- _GOAL OF THE EXERCISE_
Wherever the word "matches" appears in the entries, copy the whole line.

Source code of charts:
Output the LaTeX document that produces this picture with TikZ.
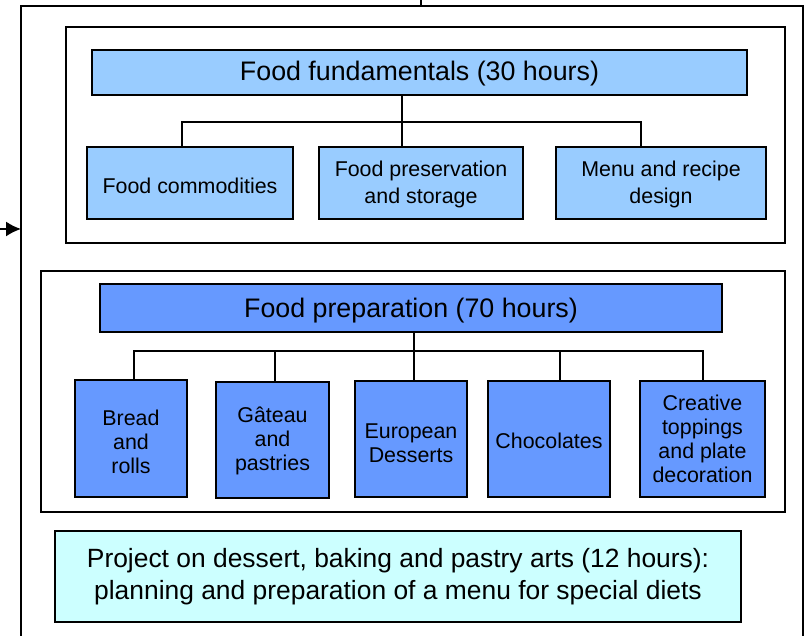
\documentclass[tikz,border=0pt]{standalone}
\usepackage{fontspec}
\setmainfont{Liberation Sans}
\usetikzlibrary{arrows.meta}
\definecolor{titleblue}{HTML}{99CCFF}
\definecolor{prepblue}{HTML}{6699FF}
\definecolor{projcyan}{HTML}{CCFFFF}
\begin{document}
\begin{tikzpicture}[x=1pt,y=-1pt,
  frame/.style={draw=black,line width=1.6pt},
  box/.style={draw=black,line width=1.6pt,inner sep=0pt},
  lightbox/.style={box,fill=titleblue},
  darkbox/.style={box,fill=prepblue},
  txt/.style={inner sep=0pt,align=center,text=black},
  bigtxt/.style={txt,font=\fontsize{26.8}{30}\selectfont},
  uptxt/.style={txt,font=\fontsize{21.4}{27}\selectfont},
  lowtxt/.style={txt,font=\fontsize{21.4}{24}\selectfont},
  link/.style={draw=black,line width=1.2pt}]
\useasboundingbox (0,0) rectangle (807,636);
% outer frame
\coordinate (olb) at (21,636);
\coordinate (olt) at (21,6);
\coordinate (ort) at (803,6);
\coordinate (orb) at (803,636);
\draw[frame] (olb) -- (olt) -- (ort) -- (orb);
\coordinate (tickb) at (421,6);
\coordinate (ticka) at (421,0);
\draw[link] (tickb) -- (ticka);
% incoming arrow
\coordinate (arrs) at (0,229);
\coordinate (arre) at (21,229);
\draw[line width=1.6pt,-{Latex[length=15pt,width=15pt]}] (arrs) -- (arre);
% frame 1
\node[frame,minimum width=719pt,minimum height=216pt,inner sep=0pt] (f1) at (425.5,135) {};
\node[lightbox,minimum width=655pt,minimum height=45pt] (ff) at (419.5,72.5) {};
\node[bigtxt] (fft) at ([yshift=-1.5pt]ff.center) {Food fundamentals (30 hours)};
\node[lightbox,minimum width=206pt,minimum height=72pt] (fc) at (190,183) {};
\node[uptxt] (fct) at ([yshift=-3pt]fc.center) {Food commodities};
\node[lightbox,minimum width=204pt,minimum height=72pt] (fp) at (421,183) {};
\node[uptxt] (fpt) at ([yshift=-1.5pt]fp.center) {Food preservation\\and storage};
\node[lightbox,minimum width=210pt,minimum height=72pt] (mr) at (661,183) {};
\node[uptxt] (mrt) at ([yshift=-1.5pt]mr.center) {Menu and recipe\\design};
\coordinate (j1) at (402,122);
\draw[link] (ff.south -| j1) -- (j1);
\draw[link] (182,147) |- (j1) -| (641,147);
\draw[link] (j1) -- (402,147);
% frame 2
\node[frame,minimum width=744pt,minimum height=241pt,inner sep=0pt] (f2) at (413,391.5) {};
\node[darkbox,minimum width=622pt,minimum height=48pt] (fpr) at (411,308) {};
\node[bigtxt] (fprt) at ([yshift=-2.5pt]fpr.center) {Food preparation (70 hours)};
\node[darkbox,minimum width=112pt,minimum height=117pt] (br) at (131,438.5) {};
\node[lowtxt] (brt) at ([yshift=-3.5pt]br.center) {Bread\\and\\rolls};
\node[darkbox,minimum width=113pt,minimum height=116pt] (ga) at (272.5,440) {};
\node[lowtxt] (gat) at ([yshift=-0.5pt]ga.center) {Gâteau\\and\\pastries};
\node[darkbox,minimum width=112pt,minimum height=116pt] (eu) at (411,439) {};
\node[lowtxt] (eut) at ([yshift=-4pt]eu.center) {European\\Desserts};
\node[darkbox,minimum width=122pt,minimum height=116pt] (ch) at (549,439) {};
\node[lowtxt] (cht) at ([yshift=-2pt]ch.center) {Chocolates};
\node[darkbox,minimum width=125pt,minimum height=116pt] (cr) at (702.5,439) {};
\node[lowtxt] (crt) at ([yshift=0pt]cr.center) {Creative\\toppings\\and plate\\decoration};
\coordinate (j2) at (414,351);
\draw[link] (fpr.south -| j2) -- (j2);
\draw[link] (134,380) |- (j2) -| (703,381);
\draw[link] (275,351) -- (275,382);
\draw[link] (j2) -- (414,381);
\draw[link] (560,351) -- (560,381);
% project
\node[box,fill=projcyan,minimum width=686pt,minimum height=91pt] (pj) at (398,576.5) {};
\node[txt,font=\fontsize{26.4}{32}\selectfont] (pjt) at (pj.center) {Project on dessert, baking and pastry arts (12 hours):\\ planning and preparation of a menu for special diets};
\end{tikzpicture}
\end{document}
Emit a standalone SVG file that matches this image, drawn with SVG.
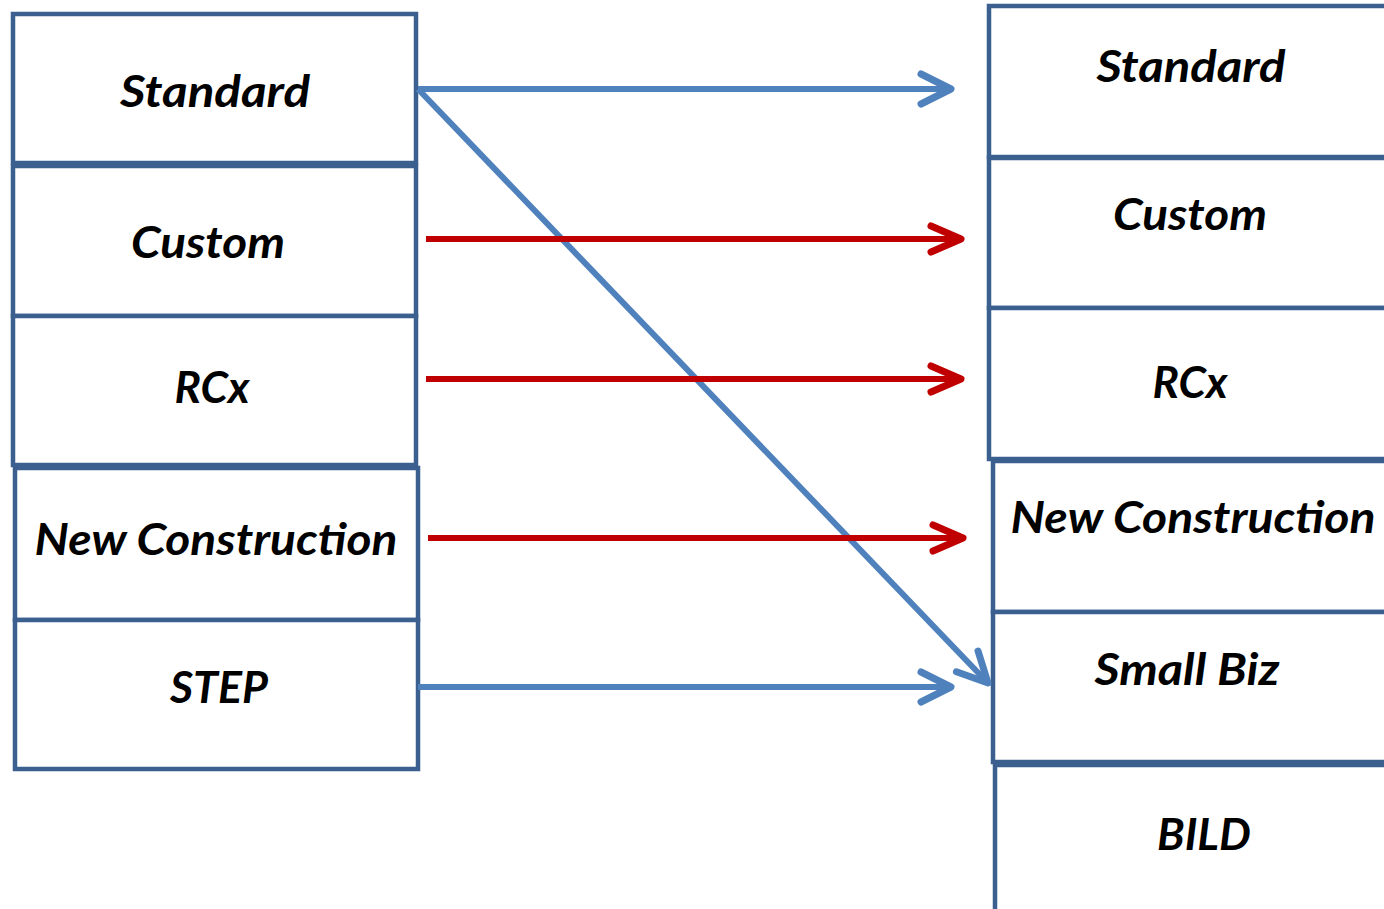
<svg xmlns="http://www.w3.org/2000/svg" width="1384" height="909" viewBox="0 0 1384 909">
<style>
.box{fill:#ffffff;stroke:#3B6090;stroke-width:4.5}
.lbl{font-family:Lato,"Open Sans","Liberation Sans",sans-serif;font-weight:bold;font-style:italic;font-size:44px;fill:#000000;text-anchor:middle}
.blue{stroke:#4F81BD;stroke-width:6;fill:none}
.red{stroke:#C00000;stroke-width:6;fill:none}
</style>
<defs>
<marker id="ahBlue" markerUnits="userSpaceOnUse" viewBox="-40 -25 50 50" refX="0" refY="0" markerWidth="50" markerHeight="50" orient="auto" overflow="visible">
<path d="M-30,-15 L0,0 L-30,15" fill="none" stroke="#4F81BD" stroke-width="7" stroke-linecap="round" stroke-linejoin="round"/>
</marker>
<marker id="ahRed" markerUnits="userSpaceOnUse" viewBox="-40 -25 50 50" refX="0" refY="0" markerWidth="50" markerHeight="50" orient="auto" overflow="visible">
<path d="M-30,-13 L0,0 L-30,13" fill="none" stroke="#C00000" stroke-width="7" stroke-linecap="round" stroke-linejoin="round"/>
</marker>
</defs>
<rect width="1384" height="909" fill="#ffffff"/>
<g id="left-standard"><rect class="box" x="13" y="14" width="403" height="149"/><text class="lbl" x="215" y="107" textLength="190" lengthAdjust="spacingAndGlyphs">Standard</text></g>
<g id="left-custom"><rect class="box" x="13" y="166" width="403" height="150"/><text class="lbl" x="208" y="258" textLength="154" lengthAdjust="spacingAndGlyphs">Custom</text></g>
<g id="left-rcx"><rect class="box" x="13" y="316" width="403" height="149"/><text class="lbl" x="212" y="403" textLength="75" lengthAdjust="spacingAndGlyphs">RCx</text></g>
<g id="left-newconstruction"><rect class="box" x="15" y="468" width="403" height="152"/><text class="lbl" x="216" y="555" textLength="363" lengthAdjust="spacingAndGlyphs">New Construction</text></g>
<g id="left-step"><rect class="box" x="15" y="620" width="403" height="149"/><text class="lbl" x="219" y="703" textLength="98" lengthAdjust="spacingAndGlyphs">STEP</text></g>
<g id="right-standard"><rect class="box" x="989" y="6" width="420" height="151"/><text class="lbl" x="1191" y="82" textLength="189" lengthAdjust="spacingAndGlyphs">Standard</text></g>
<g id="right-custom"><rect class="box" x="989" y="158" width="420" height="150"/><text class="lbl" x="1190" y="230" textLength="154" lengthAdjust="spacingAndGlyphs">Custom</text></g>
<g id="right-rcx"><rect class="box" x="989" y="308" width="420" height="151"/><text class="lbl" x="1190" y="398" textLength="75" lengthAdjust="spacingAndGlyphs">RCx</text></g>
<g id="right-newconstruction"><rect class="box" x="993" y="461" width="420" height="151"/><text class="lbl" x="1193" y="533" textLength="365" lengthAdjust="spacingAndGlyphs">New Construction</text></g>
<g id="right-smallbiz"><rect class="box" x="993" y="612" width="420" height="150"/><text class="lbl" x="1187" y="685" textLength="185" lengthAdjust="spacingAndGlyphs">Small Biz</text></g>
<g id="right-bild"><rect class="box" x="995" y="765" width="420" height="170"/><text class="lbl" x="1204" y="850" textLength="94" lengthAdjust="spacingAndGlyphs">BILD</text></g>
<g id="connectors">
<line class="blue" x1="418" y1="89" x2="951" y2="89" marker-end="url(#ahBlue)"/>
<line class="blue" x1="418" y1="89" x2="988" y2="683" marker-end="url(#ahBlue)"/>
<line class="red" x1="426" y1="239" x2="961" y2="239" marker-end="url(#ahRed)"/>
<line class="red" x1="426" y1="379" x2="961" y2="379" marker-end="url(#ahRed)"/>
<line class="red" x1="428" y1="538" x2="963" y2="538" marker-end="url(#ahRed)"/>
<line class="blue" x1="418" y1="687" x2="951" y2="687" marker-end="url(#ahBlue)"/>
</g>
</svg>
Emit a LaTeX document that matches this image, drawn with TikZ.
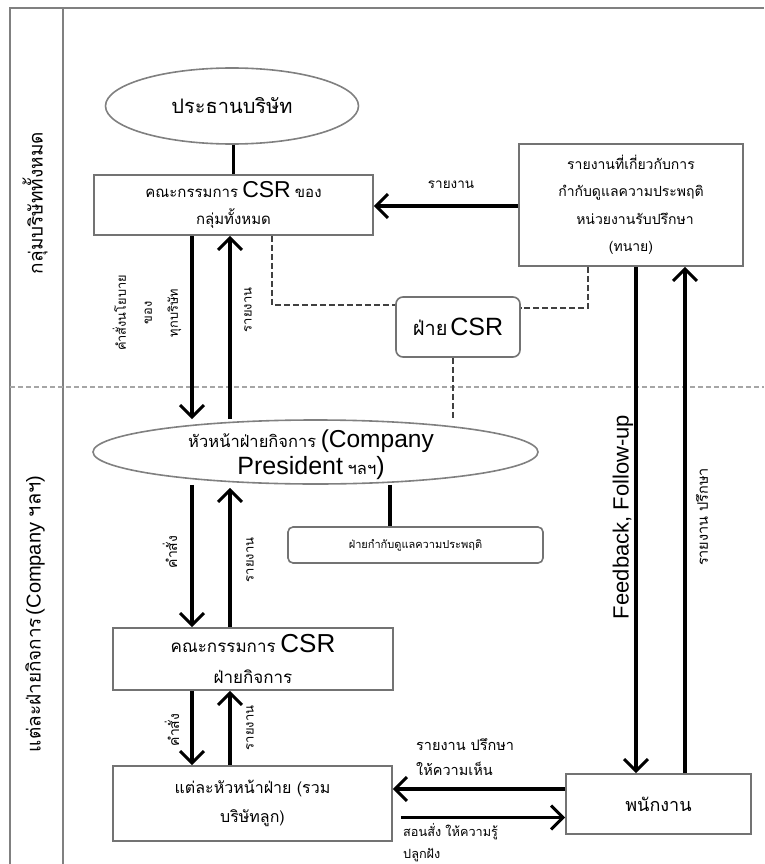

- _SOLUTION FOR THIS EXERCISE_
Emit a standalone SVG file that matches this image, drawn with SVG.
Emit a LaTeX document that matches this image, drawn with TikZ.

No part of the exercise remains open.